Jaguars are still found in the La Mosquitia region of Honduras and were likely viewed as important religious animals in the pre-Colombian society here. Photo by: Rhett A. Butler.


“At no time in any print or media venue has any member of the team declared that any of the settlements that we have been able to document correspond to the place known in Honduran oral tradition as ‘La Ciudad Blanca’ or that has been popularized outside of Honduras as the ‘Lost City of the Monkey God,'” said Fisher.



Still, the coverage in National Geographic was slammed by an open letter signed by a number of archeologists for sensationalizing the new site, about which little is known yet. Perhaps, even more grievously, the letter criticized National Geographic for ignoring the fact that there have been hard-working scientists working in the region for decades, including Chris Begley, Professor of Anthropology at Transylvania University. Begley is universally noted as the leading archeologist in the region and has explored numerous sites across La Mosquitia.



John Henderson, an anthropologist with Cornell who has long worked in Honduras, did not write or sign the critical letter. But he told the Guardian that “the most offensive part is that there’s an awful lot that’s known that National Geographic left out.”
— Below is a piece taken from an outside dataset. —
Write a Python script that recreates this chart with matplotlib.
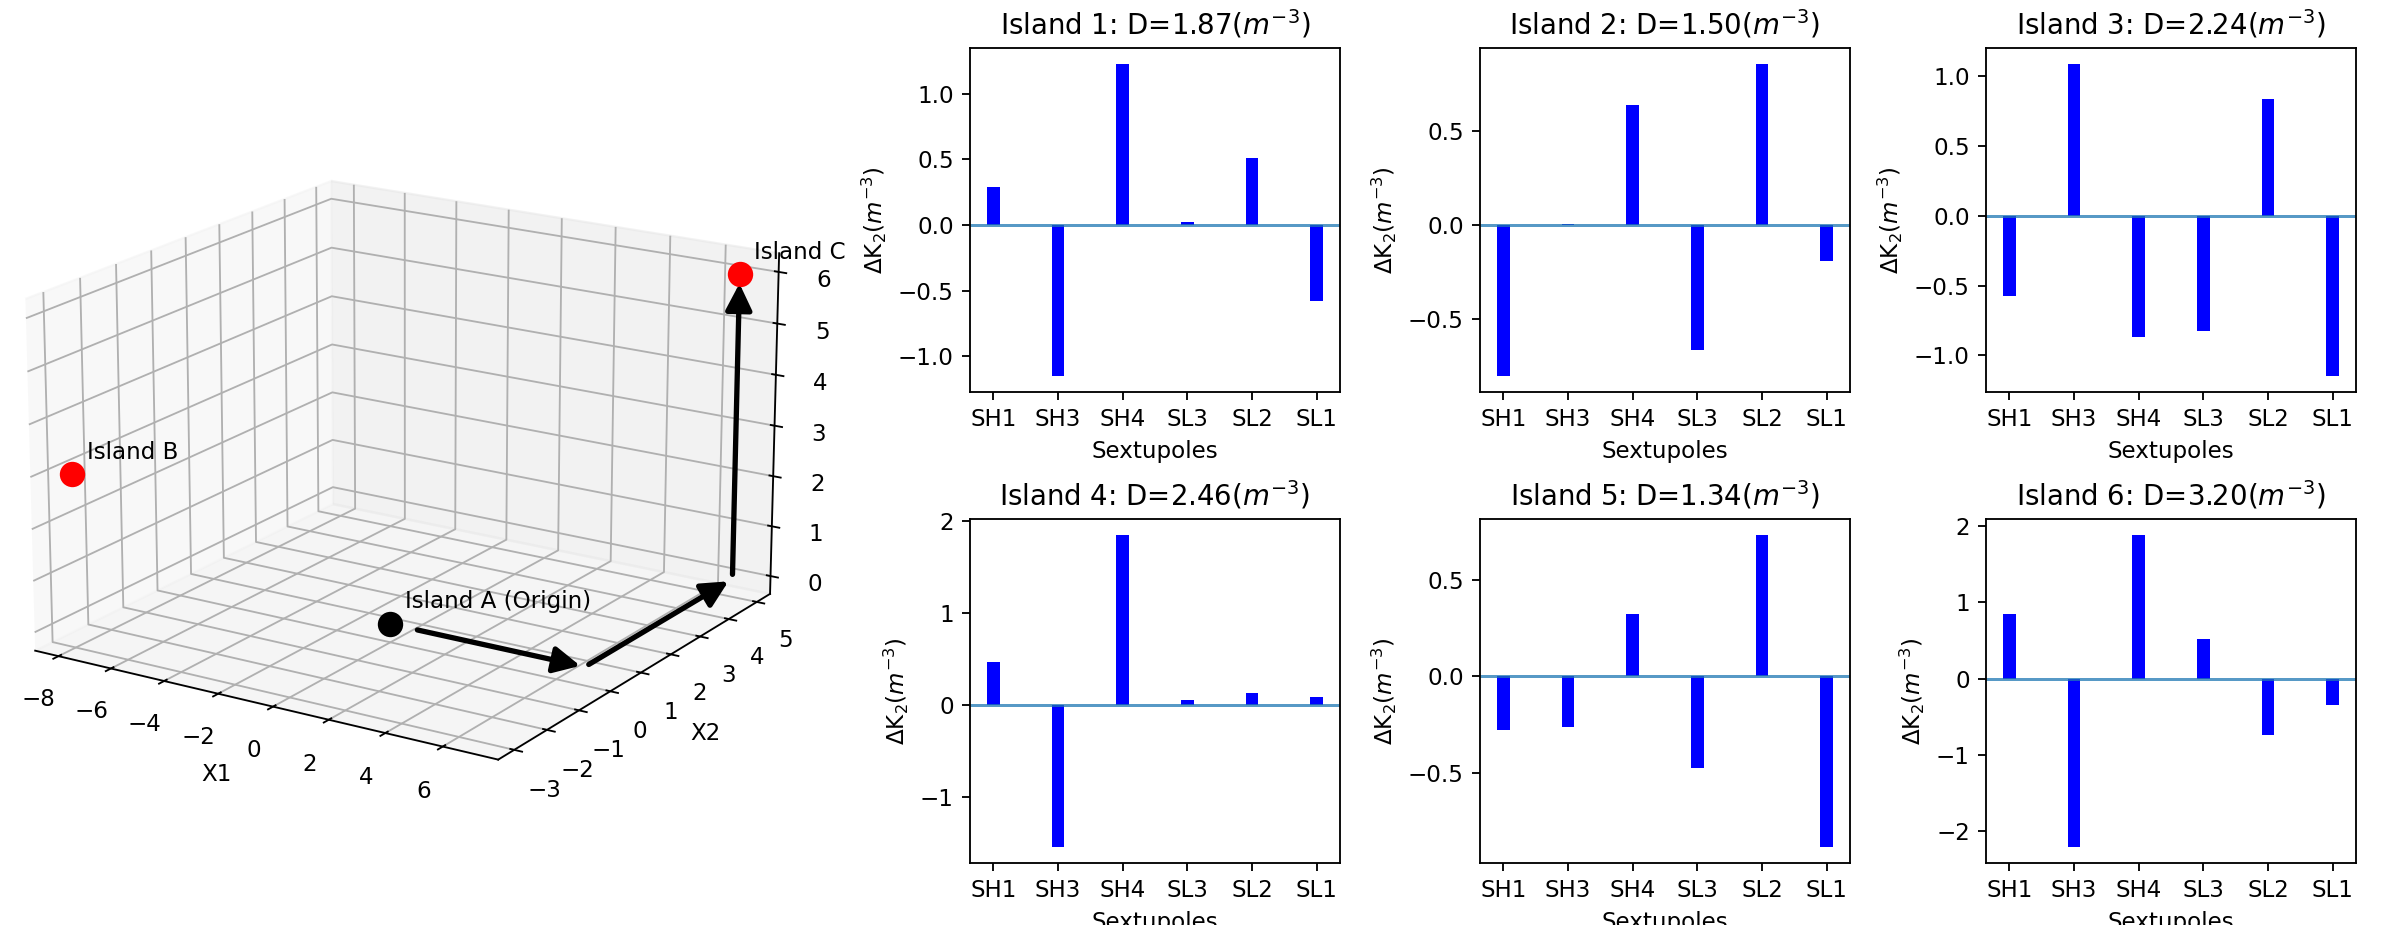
import numpy as np
import matplotlib
matplotlib.use("Agg")
import matplotlib.pyplot as plt
from matplotlib.patches import FancyArrowPatch
from mpl_toolkits.mplot3d import proj3d

# ---- data -------------------------------------------------------------
sextupoles = ["SH1", "SH3", "SH4", "SL3", "SL2", "SL1"]
island_ids = [1, 2, 3, 4, 5, 6]
distances = [1.87, 1.50, 2.24, 2.46, 1.34, 3.20]

dk_island1 = [0.286, -1.152, 1.228, 0.020, 0.511, -0.582]
dk_island2 = [-0.807, 0.005, 0.638, -0.665, 0.860, -0.191]
dk_island3 = [-0.574, 1.088, -0.871, -0.824, 0.838, -1.150]
dk_island4 = [0.473, -1.545, 1.855, 0.062, 0.135, 0.091]
dk_island5 = [-0.278, -0.264, 0.325, -0.474, 0.738, -0.889]
dk_island6 = [0.848, -2.210, 1.883, 0.513, -0.735, -0.348]
dk_all = [dk_island1, dk_island2, dk_island3, dk_island4, dk_island5, dk_island6]

point_names = ["Island A (Origin)", "Island B", "Island C"]
point_x = [0, -8, 7]
point_y = [0, -3, 5]
point_z = [0, 3, 6]
point_colors = ["black", "red", "red"]


class Arrow3D(FancyArrowPatch):
    """A 2D arrow whose end points live in 3D data space."""

    def __init__(self, xs, ys, zs, *args, **kwargs):
        super().__init__((0, 0), (0, 0), *args, **kwargs)
        self._verts3d = xs, ys, zs

    def do_3d_projection(self, renderer=None):
        xs3d, ys3d, zs3d = self._verts3d
        xs, ys, zs = proj3d.proj_transform(xs3d, ys3d, zs3d, self.axes.M)
        self.set_positions((xs[0], ys[0]), (xs[1], ys[1]))
        return np.min(zs)


def padded(values, frac=0.06):
    lo, hi = min(values), max(values)
    pad = (hi - lo) * frac
    return lo - pad, hi + pad


W, H, DPI = 2383, 925, 166
fig = plt.figure(figsize=(W / DPI, H / DPI), dpi=DPI)


def px_axes(left, top, width, height, **kw):
    return fig.add_axes([left / W, 1 - (top + height) / H, width / W, height / H], **kw)


# ---- 3D view of the islands ------------------------------------------
ax3 = px_axes(-12, 52, 820, 820, projection="3d")
ax3.view_init(elev=18, azim=-57.6)
ax3.set_box_aspect((4, 4, 2.7))
for name, x, y, z, c in zip(point_names, point_x, point_y, point_z, point_colors):
    ax3.scatter([x], [y], [z], color=c, s=100, depthshade=False)
    ax3.text(x + 0.25, y + 0.25, z + 0.25, name, fontsize=10)
ax3.set_xlim(*padded(point_x))
ax3.set_ylim(*padded(point_y))
ax3.set_zlim(*padded(point_z))

# path from A to C along the three coordinate directions
a = np.array([point_x[0], point_y[0], point_z[0]], dtype=float)
c = np.array([point_x[2], point_y[2], point_z[2]], dtype=float)
corners = [a, np.array([c[0], a[1], a[2]]), np.array([c[0], c[1], a[2]]), c]
shrink_start = [12, 2, 2]
shrink_end = [2, 2, 4]
for i in range(3):
    p0, p1 = corners[i], corners[i + 1]
    arr = Arrow3D([p0[0], p1[0]], [p0[1], p1[1]], [p0[2], p1[2]],
                  mutation_scale=24, lw=2.3, arrowstyle="-|>", color="black",
                  shrinkA=shrink_start[i], shrinkB=shrink_end[i])
    ax3.add_artist(arr)

ax3.set_xlabel("X1")
ax3.set_ylabel("X2")

# ---- bar charts of the sextupole changes -----------------------------
col_left = [970, 1480, 1986]
row_top = [48, 519]
ax_w, ax_h = 370, 344
x = np.arange(len(sextupoles))
for k, (iid, dist, vals) in enumerate(zip(island_ids, distances, dk_all)):
    r, cidx = divmod(k, 3)
    ax = px_axes(col_left[cidx], row_top[r], ax_w, ax_h)
    ax.bar(x, vals, width=0.2, color="blue")
    ax.axhline(0, color="C0", lw=1.3, alpha=0.75)
    ax.set_xticks(x, sextupoles)
    ax.set_xlabel("Sextupoles")
    ax.set_ylabel(r"$\Delta$K$_2$($m^{-3}$)")
    ax.set_title(f"Island {iid}: D={dist:.2f}($m^{{-3}}$)")

fig.savefig("out.png", dpi=DPI)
“You’re going to point your Lidar at almost any valley and you’re going to find something like what these guys find,” he continued. “But what they’ve done is modest in comparison with what Chris Begley has done there for all these years.”



Whatever comes from further study of the new site, however, the most important piece of this may be that the media attention has seemingly spurred the Honduras government to act in the region. Such action could mean much more for local indigenous tribes—the ancestors of the people who lived in those jungle-covered ruins—who have lived through decades of illegal loggers, colonizers, and drug smugglers invading their territory.



“Of course, it was the ancestors of the indigenous groups in Honduras who presumably created the structures and the artwork that were recently encountered,” said Plotkin, though he noted the site has been long abandoned. “On our brief expedition to the site, I saw no evidence of recent habitation or hunting onsite by any population, indigenous or otherwise. Nonetheless, this requires further study and action that so all local cultures’ rights and territories are respected, especially those of indigenous peoples who were certainly there long before we were!””



Senator Leahy told the U.S. Congress that the U.S should “assist” Honduras’ newly-proposed efforts to better safeguard the site and the region.



“President Hernandez’s commitment to preserve these archeological sites from looters and other criminal activity, and to protect the broader forest area by replanting the jungle and countering deforestation, deserves our support,” he said on the floor of the U.S. Senate.